There were, however, legislators opposed to the provision, arguing that midterm access is likely to deplete the pension scheme’s investment capital and returns.

“This is a small pension scheme. When members withdraw their money, it will affect the scheme’s investment returns in the long run,” said Rubanda District Woman MP Prossy Akampulira and also a Parliamentary Commissioner.

The Minister of State of Finance, Planning and Economic Development (General Duties), Henry Musasizi guided that the provision was premised on a good principle and that it caused no risk to the scheme allowing members to utilise part of their savings.

“The principle is to allow savers to get money to do something when they are still strong. This is not to allow every member to access midterm. If this midterm can be given when a member has saved for 10 years or more I do not see a problem with it,” said Musasizi.

Members, during the sitting chaired by Speaker Anita Among, also adopted a proposal in clause 2 of the bill to increase the rate of contribution made by government to 10 percent and members’ contribution from 15 to 20 percent.

In the new law, contributors are encouraged to make voluntary monthly contribution to the Parliamentary Post-Retirement Medical Fund not exceeding two percent of total contributions to the scheme.

“The committee is of the opinion that post-retirement medical cover is one of the critical requirement of a retiree since after retirement, when the medical cover granted by the Commission is terminated, it leaves retirees destitute and unable to obtain medical treatment due to a reduction in income,” said Rwakoojo.

A new clause was introduced and adopted requiring the Parliamentary Commission to provide retirement benefits to previous Speakers and Deputy Speakers of Parliament and their dependents from 1980.

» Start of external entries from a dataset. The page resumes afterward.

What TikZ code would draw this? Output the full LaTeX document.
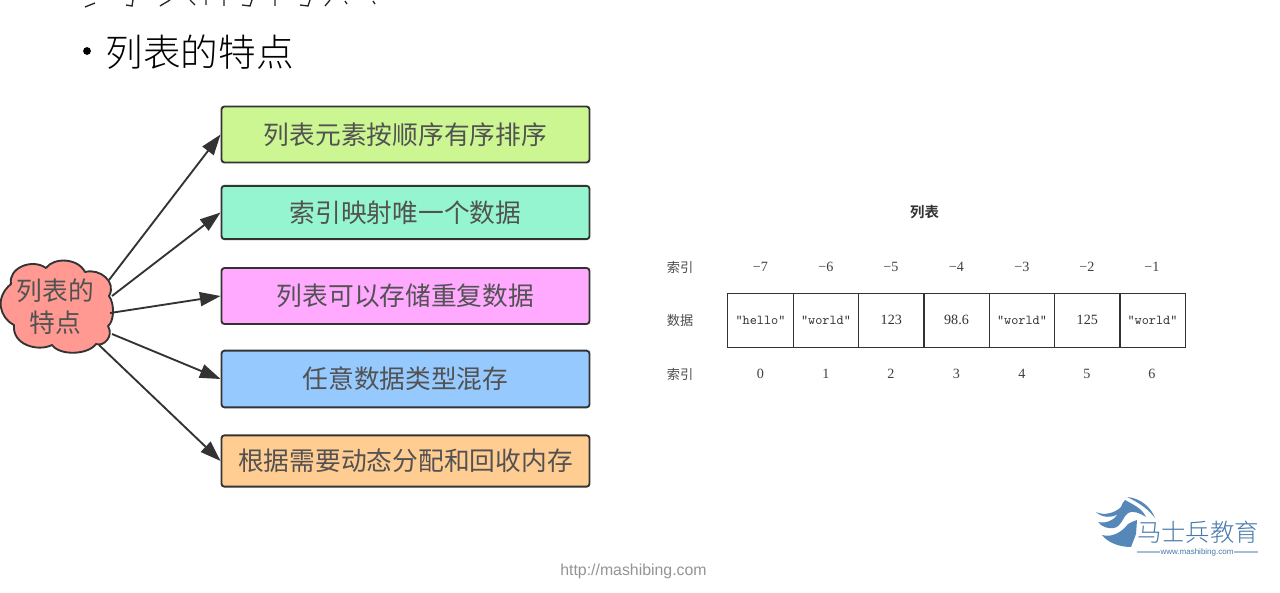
\documentclass[tikz,border=0pt]{standalone}
\usepackage{fontspec}
\usetikzlibrary{arrows.meta}
\setmainfont{Liberation Sans}
\newfontfamily\cjk{Noto Sans CJK SC}[BoldFont={Noto Sans CJK SC Bold}]
\newfontfamily\cjkl{Noto Sans CJK SC Light}
\newfontfamily\digitf{Liberation Serif}
\definecolor{inkc}{HTML}{333333}
\definecolor{logoc}{RGB}{85,135,185}
\definecolor{logot}{RGB}{70,120,170}
\definecolor{logol}{RGB}{165,190,215}
\definecolor{cardA}{RGB}{204,246,146}
\definecolor{cardB}{RGB}{149,245,208}
\definecolor{cardC}{RGB}{255,170,255}
\definecolor{cardD}{RGB}{150,202,255}
\definecolor{cardE}{RGB}{255,204,146}
\definecolor{cloudc}{RGB}{255,153,145}
\tikzset{
 x=0.75pt,y=-0.75pt,
 card/.style={draw=inkc,line width=1.4pt,rounded corners=2.2pt,anchor=center,inner sep=0,font=\cjk\fontsize{19.3}{22}\selectfont,text=inkc!85!white},
 conn/.style={draw=inkc,line width=1.4pt,-{Triangle[length=15.5pt,width=10.5pt]}},
 cell/.style={draw=black!80,line width=0.6pt,minimum width=49.2pt,minimum height=40.5pt,inner sep=0,font=\digitf\fontsize{10.6}{11}\selectfont,text=black!80},
 lab/.style={font=\cjk\fontsize{9.9}{11}\selectfont,text=black!70,inner sep=0},
 num/.style={font=\digitf\fontsize{10.6}{11}\selectfont,text=black!75,inner sep=0},
}
\newcommand{\wordtxt}[1]{{\ttfamily\fontsize{10.2}{11}\selectfont #1}}
\begin{document}
\begin{tikzpicture}
\useasboundingbox (0,0) rectangle (1280,592);
\fill[white] (0,0) rectangle (1280,592);
\draw[black!85,line width=1pt] (85,7) -- (95,3) (126,5) -- (132,6) -- (133,0) (160,6) -- (170,0) (190,0) -- (195,5) (206,0) -- (206,5) (224,0) -- (224,6) (242,5) -- (250,6) -- (252,0) (275,0) -- (275,6) (300,5) -- (308,6) -- (310,0) (325,6) -- (330,0) (345,1) -- (347,4) (373,1) -- (375,4);
\fill[black] (87,51) circle (3.9);
\node[anchor=west,inner sep=0,font=\cjkl\fontsize{28.2}{32}\selectfont,text=black] (title) at (105.5,52.5) {列表的特点};

\node[card,fill=cardA,minimum width=276pt,minimum height=42pt] (a) at (405.5,134.5) {列表元素按顺序有序排序};
\node[card,fill=cardB,minimum width=276pt,minimum height=40pt] (b) at (405.5,212.5) {索引映射唯一个数据};
\node[card,fill=cardC,minimum width=276pt,minimum height=42pt] (c) at (405.5,296) {列表可以存储重复数据};
\node[card,fill=cardD,minimum width=276pt,minimum height=42.5pt] (d) at (405.5,379) {任意数据类型混存};
\node[card,fill=cardE,minimum width=276pt,minimum height=38.5pt] (e) at (405.5,461) {根据需要动态分配和回收内存};

\draw[draw=inkc,line width=1.4pt,fill=cloudc,line join=round] (11,284)
 .. controls (8,268) and (32,258) .. (46,268)
 .. controls (54,257) and (78,258) .. (85,272)
 .. controls (100,268) and (117,282) .. (109,296)
 .. controls (115,304) and (114,322) .. (108,326)
 .. controls (114,336) and (104,347) .. (96,344)
 .. controls (88,355) and (60,356) .. (52,345)
 .. controls (38,352) and (12,345) .. (14,325)
 .. controls (0,318) and (-6,298) .. (11,284) -- cycle;
\node[inner sep=0,align=center,font=\cjk\fontsize{19.3}{23.5}\selectfont,text=inkc!85!white] (m) at (55.5,306.5) {列表的\\特点};

\coordinate (s1) at (109,280);
\coordinate (s2) at (112,296);
\coordinate (s3) at (110,313);
\coordinate (s4) at (112,334);
\coordinate (s5) at (99,345);
\draw[conn] (s1) -- (a.west);
\draw[conn] (s2) -- (b.west);
\draw[conn] (s3) -- (c.west);
\draw[conn] (s4) -- (d.west);
\draw[conn] (s5) -- (e.west);

\node[font=\cjk\bfseries\fontsize{10.8}{12}\selectfont,inner sep=0,text=black!80] (tt) at (924.5,212) {列表};
\node[lab] (l1) at (680,267) {索引};
\node[lab] (l2) at (680,320) {数据};
\node[lab] (l3) at (680,374) {索引};
\foreach \n/\x/\t in {1/760.5/−7,2/826/−6,3/891/−5,4/956.5/−4,5/1022/−3,6/1087/−2,7/1152/−1}
  \node[num] (u\n) at (\x,267) {\t};
\foreach \n/\x/\t in {1/760.5/{\wordtxt{"hello"}},2/826/{\wordtxt{"world"}},3/891.3/123,4/956.5/98.6,5/1022/{\wordtxt{"world"}},6/1087.3/125,7/1152.5/{\wordtxt{"world"}}}
  \node[cell] (c\n) at (\x,320) {\t};
\foreach \n/\x/\t in {1/760.5/0,2/826/1,3/891/2,4/956.5/3,5/1022/4,6/1087/5,7/1152/6}
  \node[num] (v\n) at (\x,374) {\t};

\node[inner sep=0,text=black!42,font=\fontsize{11.9}{13}\selectfont] (url) at (633.5,571.5) {http://mashibing.com};

% logo
\fill[logoc] (1127,497) .. controls (1140,498) and (1151,507) .. (1155,518) .. controls (1149,510) and (1140,503) .. (1127,497) -- cycle;
\fill[logoc] (1096,512) .. controls (1104,516) and (1115,513) .. (1121,507) .. controls (1122,504) and (1123,502) .. (1125,500) .. controls (1132,504) and (1142,508) .. (1146,517) .. controls (1140,513) and (1132,510) .. (1128,513) .. controls (1122,518) and (1122,526) .. (1114,528) .. controls (1108,529) and (1102,527) .. (1098,522) .. controls (1106,524) and (1114,520) .. (1118,514) .. controls (1112,518) and (1102,518) .. (1096,512) -- cycle;
\fill[logoc] (1102,535) .. controls (1112,538) and (1122,532) .. (1128,524) .. controls (1131,522) and (1134,521) .. (1137,520) -- (1136,534) -- (1131,547) .. controls (1120,547) and (1108,543) .. (1102,535) -- cycle;
\node[inner sep=0,text=logot,font=\cjkl\fontsize{18.3}{20}\selectfont] (brand) at (1198,532) {马士兵教育};
\node[inner sep=0,text=logot,font=\fontsize{6}{7}\selectfont] (site) at (1197,552) {www.mashibing.com};
\draw[logol,line width=0.8pt] (1137,552) -- (site.west);
\draw[logol,line width=0.8pt] (site.east) -- (1258,552);
\end{tikzpicture}
\end{document}
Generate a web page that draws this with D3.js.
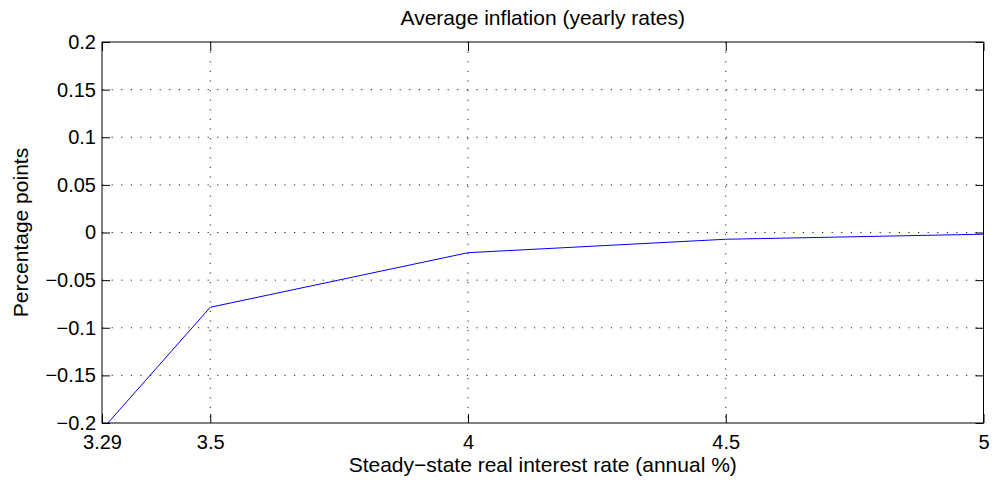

The bill spells out that they receive a monthly allowance as a percentage of the salary of a sitting House Speaker.

This is justified by the observation by members that Speakers and Deputy Speakers do not contribute to the pension scheme and that some former Speakers and their dependents were living in deplorable conditions.

“We have former Speakers and Deputy Speakers who are moving as destitute, whose children cannot afford anything – yet they are very few people, dignified people who have contributed to building this Parliament,” said Tororo North County MP Geofrey Ekanya.